Les conditions de transmission du savoir évoluent avec le temps, ce sont des rétentions tertiaires.
La rétention primaire : c'est ce qui a été découvert par Husserl. En 1905, il a constitué ce concept : quand j'écoute une note dans une mélodie, la note que j'entends ne sonne comme elle sonne musicalement que parce qu'elle retient en elle-même toutes les notes qui la précédent. Comme chacun ne retient pas la même chose, les rétentions primaires sont des sélections à partir des rétentions secondaires.
Les rétentions secondaires : ce sont des souvenirs venant du passé.
Cette sélection primaire trame des circuits en nous : des « frayages de la mémoire » (Freud : « L'esquisse d'une technologie scientifique »).
La rétention tertiaire prend une forme technologique : support numérique, shuringan pour raconter les mythes, livres, etc. Selon André Leroi-Gourhan, il n'y aurait pas de transmission mythographique sans de tels supports.

L'anamnèse résulte d'un rapport entre individus, par individuation, ce que Gilbert Simondon appelle « un potentiel sursaturé » qui forme un « milieu pré-individuel », que nous avons à individuer. Il est constitué des rétentions tertiaires. En nous co-individuant, nous redonnons du sens à ce qui nous a précédé.

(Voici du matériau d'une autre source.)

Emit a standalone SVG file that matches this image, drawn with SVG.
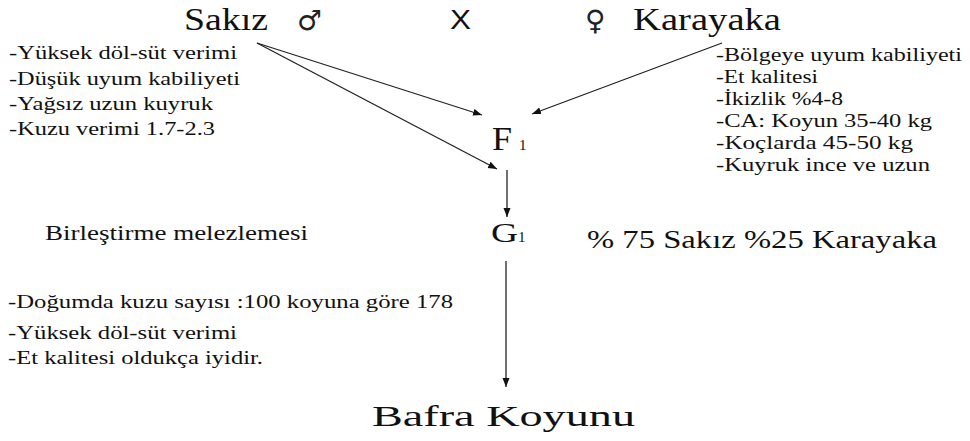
<svg xmlns="http://www.w3.org/2000/svg" width="970" height="441" viewBox="0 0 970 441">
  <defs>
    <marker id="ah" markerUnits="userSpaceOnUse" markerWidth="10" markerHeight="8" refX="9" refY="3.5" orient="auto">
      <path d="M0,0 L9,3.5 L0,7 Z" fill="#111"/>
    </marker>
  </defs>
  <style>
    .link { stroke: #222; stroke-width: 1.3; fill: none; marker-end: url(#ah); }
  </style>
  <rect width="970" height="441" fill="#fff"/>

  <!-- parent breeds -->
  <g id="sakiz" fill="#111">
    <text x="184" y="30" font-family="Liberation Serif, serif" font-size="31" textLength="84" lengthAdjust="spacingAndGlyphs">Sakız</text>
    <text x="297" y="30" font-family="DejaVu Sans, sans-serif" font-size="28" fill="#222">♂</text>
  </g>
  <g id="cross" fill="#111">
    <text x="450" y="29" font-family="Liberation Sans, sans-serif" font-size="27" textLength="21" lengthAdjust="spacingAndGlyphs">X</text>
  </g>
  <g id="karayaka" fill="#111">
    <text x="585" y="30" font-family="DejaVu Sans, sans-serif" font-size="28" fill="#222">♀</text>
    <text x="633" y="30" font-family="Liberation Serif, serif" font-size="31" textLength="148" lengthAdjust="spacingAndGlyphs">Karayaka</text>
  </g>

  <!-- traits of the Sakız breed -->
  <g id="sakiz-traits" fill="#111">
    <text x="9" y="59" font-family="Liberation Serif, serif" font-size="19" textLength="228" lengthAdjust="spacingAndGlyphs">-Yüksek döl-süt verimi</text>
    <text x="9" y="85" font-family="Liberation Serif, serif" font-size="19" textLength="231" lengthAdjust="spacingAndGlyphs">-Düşük uyum kabiliyeti</text>
    <text x="9" y="110" font-family="Liberation Serif, serif" font-size="19" textLength="204" lengthAdjust="spacingAndGlyphs">-Yağsız uzun kuyruk</text>
    <text x="9" y="135" font-family="Liberation Serif, serif" font-size="19" textLength="206" lengthAdjust="spacingAndGlyphs">-Kuzu verimi 1.7-2.3</text>
  </g>

  <!-- traits of the Karayaka breed -->
  <g id="karayaka-traits" fill="#111">
    <text x="716" y="61" font-family="Liberation Serif, serif" font-size="18.5" textLength="246" lengthAdjust="spacingAndGlyphs">-Bölgeye uyum kabiliyeti</text>
    <text x="716" y="83" font-family="Liberation Serif, serif" font-size="18.5" textLength="102" lengthAdjust="spacingAndGlyphs">-Et kalitesi</text>
    <text x="716" y="105" font-family="Liberation Serif, serif" font-size="18.5" textLength="127" lengthAdjust="spacingAndGlyphs">-İkizlik %4-8</text>
    <text x="716" y="127" font-family="Liberation Serif, serif" font-size="18.5" textLength="216" lengthAdjust="spacingAndGlyphs">-CA: Koyun 35-40 kg</text>
    <text x="716" y="149" font-family="Liberation Serif, serif" font-size="18.5" textLength="197" lengthAdjust="spacingAndGlyphs">-Koçlarda 45-50 kg</text>
    <text x="716" y="171" font-family="Liberation Serif, serif" font-size="18.5" textLength="214" lengthAdjust="spacingAndGlyphs">-Kuyruk ince ve uzun</text>
  </g>

  <!-- generations -->
  <g id="f1" fill="#111">
    <text x="492" y="150" font-family="Liberation Serif, serif" font-size="33" textLength="20" lengthAdjust="spacingAndGlyphs">F</text>
    <text x="519" y="150" font-family="Liberation Serif, serif" font-size="15">1</text>
  </g>
  <g id="g1" fill="#111">
    <text x="491" y="242" font-family="Liberation Serif, serif" font-size="27" textLength="27" lengthAdjust="spacingAndGlyphs">G</text>
    <text x="518" y="242" font-family="Liberation Serif, serif" font-size="15">1</text>
  </g>
  <g id="method" fill="#111">
    <text x="45" y="240" font-family="Liberation Serif, serif" font-size="20" textLength="263" lengthAdjust="spacingAndGlyphs">Birleştirme melezlemesi</text>
  </g>
  <g id="ratio" fill="#111">
    <text x="587" y="248" font-family="Liberation Serif, serif" font-size="25" textLength="350" lengthAdjust="spacingAndGlyphs">% 75 Sakız %25 Karayaka</text>
  </g>

  <!-- traits of the resulting breed -->
  <g id="bafra-traits" fill="#111">
    <text x="8" y="308" font-family="Liberation Serif, serif" font-size="19" textLength="445" lengthAdjust="spacingAndGlyphs">-Doğumda kuzu sayısı :100 koyuna göre 178</text>
    <text x="8" y="339" font-family="Liberation Serif, serif" font-size="19" textLength="229" lengthAdjust="spacingAndGlyphs">-Yüksek döl-süt verimi</text>
    <text x="8" y="364" font-family="Liberation Serif, serif" font-size="19" textLength="255" lengthAdjust="spacingAndGlyphs">-Et kalitesi oldukça iyidir.</text>
  </g>
  <g id="bafra" fill="#111">
    <text x="372" y="426" font-family="Liberation Serif, serif" font-size="30" textLength="263" lengthAdjust="spacingAndGlyphs">Bafra  Koyunu</text>
  </g>

  <!-- connectors -->
  <g id="connectors">
    <line class="link" x1="257" y1="43" x2="482" y2="115"/>
    <line class="link" x1="257" y1="43" x2="497" y2="169"/>
    <line class="link" x1="722" y1="43" x2="532" y2="114"/>
    <line class="link" x1="507" y1="170" x2="507" y2="217"/>
    <line class="link" x1="506" y1="261" x2="506" y2="387"/>
  </g>
</svg>
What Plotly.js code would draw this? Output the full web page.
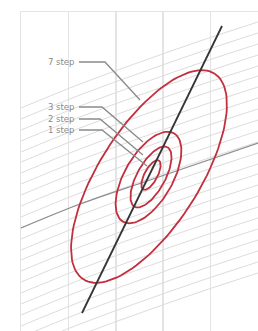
<!DOCTYPE html>
<html>
<head>
<meta charset="utf-8">
<script src="https://cdn.plot.ly/plotly-3.0.1.min.js"></script>
<style>html,body{margin:0;padding:0;background:#fff;}#chart{width:258px;height:331px;}</style>
</head>
<body>
<div id="chart"></div>
<script>
// ---- data (plot units; x to the right, y upward) ----
const stepLabels = ["1 step", "2 step", "3 step", "7 step"];
const ellipseCenterX = [130, 130, 127.5, 128];
const ellipseCenterY = [156, 154, 153.5, 154.5];
const ellipseSemiMajor = [16.5, 34, 51, 122];
const ellipseSemiMinor = [6.5, 14, 24, 50];
const ellipseAngleDeg = [62, 61, 60, 57.5];

const blackLineX = [61, 201];
const blackLineY = [18, 305];

const greyLineX = [0, 59, 129, 237];
const greyLineY = [103, 127, 151, 188];

// background contour family: common shape + starting heights at the left edge
const contourShapeX = [0, 59, 119, 179, 237];
const contourShapeRise = [0, 24, 46, 67, 86];
const contourStartY = [223, 212, 201, 190, 179, 169, 158, 147, 136, 125, 114, 103,
                       92, 81, 71, 60, 49, 38, 27, 16, 5, -6, -17, -28];

// label anchors and leader polylines
const labelX = [56, 56, 56, 56];
const labelY = [201, 212, 224, 269];
const leaderX = [[58, 81, 126], [58, 79, 122], [58, 81, 122], [58, 84, 119]];
const leaderY = [[201, 201, 165], [212, 212, 176], [224, 224, 189], [269, 269, 231]];

// ---- build traces ----
const traces = [];
contourStartY.forEach(y0 => {
  traces.push({
    type: 'scatter', mode: 'lines', hoverinfo: 'skip', showlegend: false,
    x: contourShapeX, y: contourShapeRise.map(r => y0 + r),
    line: {color: '#dcdcdc', width: 1, shape: 'spline', smoothing: 1}
  });
});
traces.push({
  type: 'scatter', mode: 'lines', hoverinfo: 'skip', showlegend: false,
  x: greyLineX, y: greyLineY,
  line: {color: '#8f8f8f', width: 1.3, shape: 'spline', smoothing: 1}
});
stepLabels.forEach((lab, i) => {
  const th = ellipseAngleDeg[i] * Math.PI / 180;
  const xs = [], ys = [];
  for (let k = 0; k <= 120; k++) {
    const t = 2 * Math.PI * k / 120;
    const u = ellipseSemiMajor[i] * Math.cos(t), v = ellipseSemiMinor[i] * Math.sin(t);
    xs.push(ellipseCenterX[i] + u * Math.cos(th) - v * Math.sin(th));
    ys.push(ellipseCenterY[i] + u * Math.sin(th) + v * Math.cos(th));
  }
  traces.push({
    type: 'scatter', mode: 'lines', name: lab, hoverinfo: 'skip', showlegend: false,
    x: xs, y: ys, line: {color: '#c22f3e', width: 1.8}
  });
});
stepLabels.forEach((lab, i) => {
  traces.push({
    type: 'scatter', mode: 'lines', hoverinfo: 'skip', showlegend: false,
    x: leaderX[i], y: leaderY[i], line: {color: '#8a8a8a', width: 1.3}
  });
});
traces.push({
  type: 'scatter', mode: 'lines', hoverinfo: 'skip', showlegend: false,
  x: blackLineX, y: blackLineY, line: {color: '#353535', width: 1.8}
});

const annotations = stepLabels.map((lab, i) => ({
  x: labelX[i], y: labelY[i], xref: 'x', yref: 'y', text: lab, showarrow: false,
  xanchor: 'right', yanchor: 'middle',
  font: {family: 'DejaVu Sans, sans-serif', size: 8.5, color: '#8a8a8a'}
}));

const layout = {
  width: 258, height: 331,
  margin: {l: 21, r: 0, t: 12, b: 0, pad: 0},
  paper_bgcolor: '#ffffff', plot_bgcolor: '#ffffff',
  showlegend: false,
  xaxis: {range: [0, 237], showgrid: true, gridcolor: '#e4e4e4', gridwidth: 1.5,
          tick0: 0, dtick: 47.4, showticklabels: false, ticks: '', zeroline: false,
          showline: true, linecolor: '#e4e4e4', linewidth: 1.5, mirror: true, fixedrange: true},
  yaxis: {range: [0, 319], showgrid: false, showticklabels: false, ticks: '', zeroline: false,
          showline: true, linecolor: '#e4e4e4', linewidth: 1.5, mirror: true, fixedrange: true},
  annotations: annotations
};

Plotly.newPlot('chart', traces, layout, {displayModeBar: false, staticPlot: true});
</script>
</body>
</html>
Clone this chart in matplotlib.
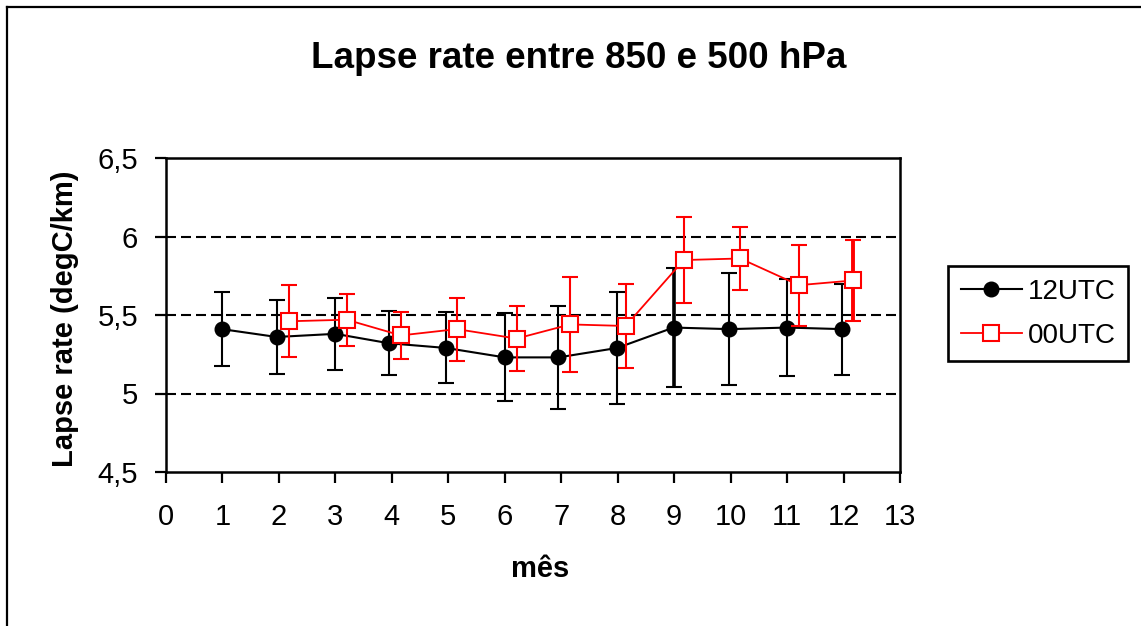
import matplotlib
matplotlib.use("Agg")
import matplotlib.pyplot as plt
from matplotlib.lines import Line2D

# monthly lapse rate 850-500 hPa (degC/km)
x_12 = [0.99, 1.96, 3.0, 3.95, 4.96, 6.0, 6.95, 7.99, 8.99, 9.98, 11.0, 11.98]
y_12 = [5.41, 5.36, 5.38, 5.32, 5.29, 5.23, 5.23, 5.29, 5.42, 5.41, 5.42, 5.41]
err_12 = [0.235, 0.236, 0.228, 0.205, 0.226, 0.28, 0.33, 0.357, 0.38, 0.357, 0.31, 0.29]

x_00 = [2.17, 3.2, 4.16, 5.15, 6.21, 7.16, 8.14, 9.17, 10.17, 11.21, 12.17]
y_00 = [5.46, 5.47, 5.37, 5.41, 5.35, 5.44, 5.43, 5.85, 5.86, 5.69, 5.72]
err_00 = [0.23, 0.166, 0.15, 0.2, 0.207, 0.30, 0.265, 0.273, 0.2, 0.258, 0.26]

yticks = [4.5, 5, 5.5, 6, 6.5]
ytick_labels = ["4,5", "5", "5,5", "6", "6,5"]
xticks = list(range(0, 14))

plt.rcParams["font.family"] = ["Liberation Sans", "DejaVu Sans"]

W, H = 1141, 626
fig = plt.figure(figsize=(W / 100, H / 100), dpi=100)
ax = fig.add_axes([166 / W, 1 - 472 / H, (900 - 166) / W, (472 - 158) / H])

# grid lines at 5 / 5,5 / 6
for yv in [5, 5.5, 6]:
    ax.axhline(yv, color="black", lw=1.5, ls=(0, (4.8, 2.4)), zorder=1)

# 12UTC
eb12 = ax.errorbar(x_12, y_12, yerr=err_12, fmt="none", ecolor="black",
                   elinewidth=1.5, capsize=5.5, capthick=1.5, zorder=2)
ax.plot(x_12, y_12, color="black", lw=1.5, marker="o", ms=10.5,
        mfc="black", mec="black", label="12UTC", zorder=3)

# 00UTC on top
eb00 = ax.errorbar(x_00, y_00, yerr=err_00, fmt="none", ecolor="red",
                   elinewidth=1.5, capsize=6, capthick=1.5, zorder=4)
ax.plot(x_00, y_00, color="red", lw=1.3, marker="s", ms=11,
        mfc="white", mec="red", mew=1.5, label="00UTC", zorder=5)

# a couple of bars look heavier in the original
lw12 = [1.5] * len(x_12)
lw12[8] = 2.6
eb12[2][0].set_linewidths(lw12)
lw00 = [1.5] * len(x_00)
lw00[10] = 2.8
eb00[2][0].set_linewidths(lw00)

ax.set_xlim(0, 13)
ax.set_ylim(4.5, 6.5)
ax.set_xticks(xticks)
ax.set_xticklabels([str(v) for v in xticks])
ax.set_yticks(yticks)
ax.set_yticklabels(ytick_labels)
ax.tick_params(axis="both", direction="out", length=8, width=1.6,
               labelsize=21, color="black")
ax.tick_params(axis="x", pad=14)
ax.tick_params(axis="y", pad=12)
for sp in ax.spines.values():
    sp.set_linewidth(1.8)

fig.text(579 / W, 1 - 68 / H, "Lapse rate entre 850 e 500 hPa",
         fontsize=26.5, fontweight="bold", ha="center", va="baseline")
fig.text(65 / W, 1 - 319 / H, "Lapse rate (degC/km)", fontsize=21,
         fontweight="bold", rotation=90, ha="center", va="center")
fig.text(540 / W, 1 - 577 / H, "mês", fontsize=21, fontweight="bold",
         ha="center", va="baseline")

leg = ax.legend(loc="upper left", bbox_to_anchor=(948 / W, 1 - 266 / H),
                bbox_transform=fig.transFigure, borderaxespad=0,
                fontsize=20, frameon=True, fancybox=False, framealpha=1,
                edgecolor="black", handlelength=2.2, handletextpad=0.22,
                labelspacing=0.65, borderpad=0.45)
leg.get_frame().set_linewidth(1.9)

# outer chart-area frame (only left and top edges visible)
fig.add_artist(Line2D([7 / W, 7 / W], [0, 1 - 7 / H], color="black", lw=1.6,
                      transform=fig.transFigure))
fig.add_artist(Line2D([7 / W, 1], [1 - 7 / H, 1 - 7 / H], color="black", lw=1.6,
                      transform=fig.transFigure))

fig.savefig("out.png", dpi=100)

Martin Heidegger, dans « Sein und Zeit » (être et temps, 1927) : il a énormément choqué Célan par son passé nazi, même si cela n'a duré qu'un an. Il l'a payé en étant envoyé au travail.

En 1927, il a écrit 5 paragraphes (76 à 81) : ce qui fait qu'il y a dans les objets de l'histoire, comme des constituants fondamentaux du dasein, fragment des êtres capables d'accéder l'être, car c'est peut-être dans le non vécu qu'il faut penser l'existence. Il répond par la négative.

Pour B. Stiegler, c'est erreur qui l'empêche de penser Prométhée. Ainsi en 1933, dans son discours de recteur, il fait de Prométhée le dieu du nazisme. Il n'aurait pas pris ce chemin s'il avait vu l'extériorité de la mémoire.

Plus tard, il abandonnera Prométhée et prendra Œdipe et Antigone. C'est « l'être inquiétant ».

Socrate vise le détachement dans la lusis, ainsi dans le Phédon : le rapport à la mort doit être un détachement afin de s'excepter de l'attitude naturelle et faire une conversion. C'est que fait Socrate en tant qu'être démonique. On le comprend par la lecture de J. P. Vernan. Nos âmes sont hantées par des morts qui nous font vivre. Mais il nous faut dépasser l'a priori sur le terme athanaton que l'on retrouve dans Le Ménon.

Comment passe-t-on du mythe à la géométrie ? De la mystagogie la plus ancienne au calcul du carré. C'est en lisant le banquet que l'on le comprendra. Le dieu Eros est celui qui relie les dieux aux mortels. Dans le Banquet : « celui qui aime est possédé d'un dieu, d'un démon, d'un esprit ». L'amoureux peut faire n'importe quoi car c'est un être d'exception. C'est un état démonique : la poésie, le savoir de Socrate, l’épi-phylogenèse... C'est un atê. Faire de la philosophie, c'est aimer. Le noétique passe par le démonique. Cela relève de ce que Freud appelle « l'idéalisation » : l'être que j'aime est un être qui dépasse la mortalité en ce sens qu'elle s'infinitive.